Freedom is forever only as long as…
Jul 10, 2013 | 6841 views | 0 0 comments | 45 45 recommendations | email to a friend | print
The memorial stone at the Blanding cemetery in honor of Navy Seal Team Six member Jason Workman.  He is buried at Arlington National Cemetery.		Courtesy photo
The memorial stone at the Blanding cemetery in honor of Navy Seal Team Six member Jason Workman. He is buried at Arlington National Cemetery. Courtesy photo
by Terri Winder

In an effort to illustrate and clarify the price of freedom, the City of Blanding posthumously honored a fallen warrior—Special Ops Petty Officer 1st Class Jason R Workman—by naming him Blanding’s Independence Day parade marshal this year.

Workman was represented by family members and friends in a large motorcycle entourage.

A Blanding native who became an elite Navy SEAL, Workman lost his life at age 32 in a helicopter crash on August 6, 2011.

Workman was one of 25 members of SEAL Team Six on the flight, which was shot down by insurgents over Taliban controlled territory. The crash killed 38 servicemen altogether. It remains the deadliest day for U.S. forces in the ongoing Afghanistan War, Operation Enduring Freedom.

At the Mayor’s Patriotic Program, Rodney Workman, Jason’s father, told the audience that “‘Freedom is Forever’ only as long as we have brave young men and women who are willing to fight and sacrifice for this freedom that we enjoy every day.”

He said his father was a Marine Raider in World War II and fought in the South Pacific. His father-in-law, Betty Lou’s father, was a Navy Corpsman on a ship in the Pacific during the war.

Workman said, “Neither of our parents talked much about the conflicts they were engaged in, but they did teach us that the cost for the way of life that we were enjoying was due to the sacrifice of millions of American men and women. We were always aware that ‘all gave some and some gave all.’

“Freedom is not free and it comes at a very painful price. Our family, and the Winders, the Keiths, and the Thobe family – and many other families in San Juan County – have had to pay the ultimate sacrifice over the years.
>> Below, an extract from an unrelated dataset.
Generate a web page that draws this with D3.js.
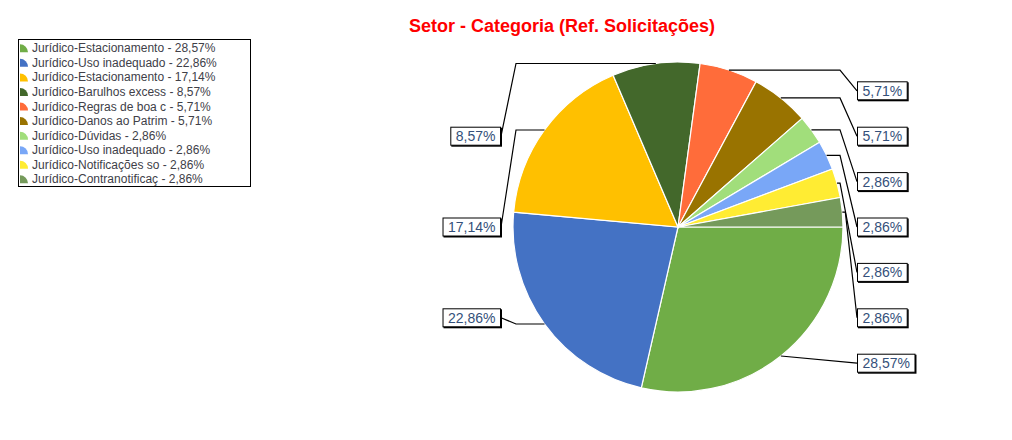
<!DOCTYPE html>
<html><head><meta charset="utf-8">
<script src="https://cdn.jsdelivr.net/npm/d3@7"></script>
<style>body{margin:0;background:#fff}svg{display:block}</style>
</head><body>
<svg id="c" width="1012" height="440"></svg>
<script>
const categories = [
  "Jurídico-Estacionamento",
  "Jurídico-Uso inadequado",
  "Jurídico-Estacionamento",
  "Jurídico-Barulhos excess",
  "Jurídico-Regras de boa c",
  "Jurídico-Danos ao Patrim",
  "Jurídico-Dúvidas",
  "Jurídico-Uso inadequado",
  "Jurídico-Notificações so",
  "Jurídico-Contranotificaç"
];
const values = [28.57, 22.86, 17.14, 8.57, 5.71, 5.71, 2.86, 2.86, 2.86, 2.86];
const valueLabels = ["28,57%","22,86%","17,14%","8,57%","5,71%","5,71%","2,86%","2,86%","2,86%","2,86%"];
const colors = ["#70AD47","#4472C4","#FFC000","#43682B","#FF6C3A","#997300","#A1DE7B","#79A7F7","#FFEC33","#759A5B"];
const title = "Setor - Categoria (Ref. Solicitações)";

const svg = d3.select("#c");
const cx = 678, cy = 227, R = 165;

svg.append("text").attr("x", 562).attr("y", 32).attr("text-anchor","middle")
  .attr("font-family","Liberation Sans, Arial, sans-serif").attr("font-size","18px")
  .attr("font-weight","bold").attr("fill","#FF0000").text(title);

const pie = d3.pie().sort(null).value(d=>d).startAngle(Math.PI/2).endAngle(Math.PI/2 + 2*Math.PI);
const arcs = pie(values);
const arc = d3.arc().innerRadius(0).outerRadius(R);
const g = svg.append("g").attr("transform",`translate(${cx},${cy})`);

g.selectAll("path.s").data(arcs).join("path").attr("class","s")
  .attr("d", arc).attr("fill",(d,i)=>colors[i]).attr("stroke","#fff").attr("stroke-width",1.2);

// label layout
const slot = 45.4;
const info = arcs.map((d,i)=>{
  const a = (d.startAngle + d.endAngle)/2;
  const x = R*Math.sin(a), y = -R*Math.cos(a);
  return {i, x: cx+x, y: cy+y, right: x >= 0};
});
const rightL = info.filter(d=>d.right).sort((a,b)=>a.y-b.y);
rightL.forEach((d,k)=>{ d.ly = cy + (k - 3)*slot; });
const leftL = info.filter(d=>!d.right).sort((a,b)=>b.y-a.y);
leftL.forEach((d,k)=>{ d.ly = cy + (2 - 2*k)*slot; });

const lines = svg.append("g");
const boxes = svg.append("g");
info.forEach(d=>{
  let pts;
  if (d.right) {
    const bx = 857;
    const ex = Math.abs(d.ly - d.y) > 10 ? Math.max(840, d.x + 3) : d.x;
    pts = [[d.x, d.y],[ex, d.y],[bx, d.ly]];
  } else {
    const bx = 501;
    pts = [[d.x, d.y],[516, d.y],[bx, d.ly]];
  }
  lines.append("path").attr("d", d3.line()(pts)).attr("fill","none")
    .attr("stroke","#000").attr("stroke-width",1.2);
  const t = boxes.append("text").attr("font-family","Liberation Sans, Arial, sans-serif")
    .attr("font-size","14px").attr("fill","#34507A").text(valueLabels[d.i]);
  const w = t.node().getComputedTextLength();
  const bw = w + 11, bh = 19;
  const x0 = d.right ? 857 : 501 - bw;
  boxes.insert("rect","text").attr("x", x0+1).attr("y", d.ly - bh/2 + 1).attr("width", bw).attr("height", bh).attr("fill","#000");
  boxes.insert("rect","text").attr("x", x0+0.5).attr("y", d.ly - bh/2 + 0.5).attr("width", bw-1).attr("height", bh-1)
    .attr("fill","#fff").attr("stroke","#000").attr("stroke-width",1);
  t.attr("x", x0 + 5.5).attr("y", d.ly + 5);
  t.raise();
});

// legend
const lg = svg.append("g");
lg.append("rect").attr("x",18.5).attr("y",39.5).attr("width",232).attr("height",147)
  .attr("fill","#fff").attr("stroke","#000").attr("stroke-width",1);
categories.forEach((c,i)=>{
  const by = 52.3 + i*14.56;
  const r = 8, x0 = 20;
  lg.append("path").attr("d", `M${x0},${by} L${x0},${by-r} A${r},${r} 0 0 1 ${x0+r},${by} Z`).attr("fill", colors[i]);
  lg.append("text").attr("x",32).attr("y",by).attr("font-family","Liberation Sans, Arial, sans-serif")
    .attr("font-size","12px").attr("fill","#404048").text(`${c} - ${valueLabels[i]}`);
});
</script>
</body></html>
I know these families would give anything to have their loved ones back, but they also know that their loved ones died doing what they knew was right and would do it again to protect the freedoms that all of us enjoy.

“We have thousands of men and women who join the Armed Services every day and take a pledge to protect and defend the Constitution of the United States of America. These young people do this willingly and they know the risks they are taking…they know at the time they are sworn in that they have committed to give their life, if necessary, in defense of our freedoms.

“All men and women who serve deserve our respect and admiration for the service they have and are rendering for us here at home.”

Workman reminded the audience that “Freedom is Forever” only “as long as we are willing to do our part to protect our Constitution.”

He quoted Edmund Burke, “‘The only thing necessary for the triumph of evil is for good men to do nothing.”’ And then he added, “I pray that this nation will always have the courage to stand up and fight for these freedoms. I know that San Juan County will always be at the forefront with young men and women willing to give the ultimate sacrifice.”

Workman read a letter written by another Navy SEAL who died alongside Jason, named Heath Michael Robinson. Workman said, “I know this is how Jason felt, and all of the guys with him.”

Robinson wrote his parents: “If you are reading this, things didn’t work out the way I planned. I’m typing this up because I’m too lazy to write it out by hand and that way I can change it when I need to. Where to start…

“Okay, my life was short but a great one! If I died doing something with the Team then I died doing the greatest job and working with the most talented, hardworking, and the greatest group of warriors ever to walk the earth.

“I’ve made more memories and had greater experiences than ten normal people put together. Most people get to choose how they live, but not how they die, and I consider myself blessed for that.

“So…DO NOT feel sorry for me; I made this choice consciously. I wouldn’t trade it for anything, and would do it again in a second, no matter what the circumstances. ‘It’s better to die on your feet than live on your knees.’

“I’ve tried to embrace that idea and fought for what I believed in: my country, my family, and mostly for the brotherhood of men who fought alongside me. So, take a minute, be sad, move on, and have a drink for me. Be happy and try to remember the good times, you can’t change it either way, so you might as well enjoy it. -HMR”

Workman concluded by saying, “Jason was always telling me that the most dangerous part of every mission they went on was the time they spent flying on the helicopter. He couldn’t have been more right, but I know that he and the other guys that night would do it all over again. We never forget Jason and we are so very, very proud of the man he grew up to be. Part of the man he was is because of the people and the spirit found in Blanding and all of San Juan County.”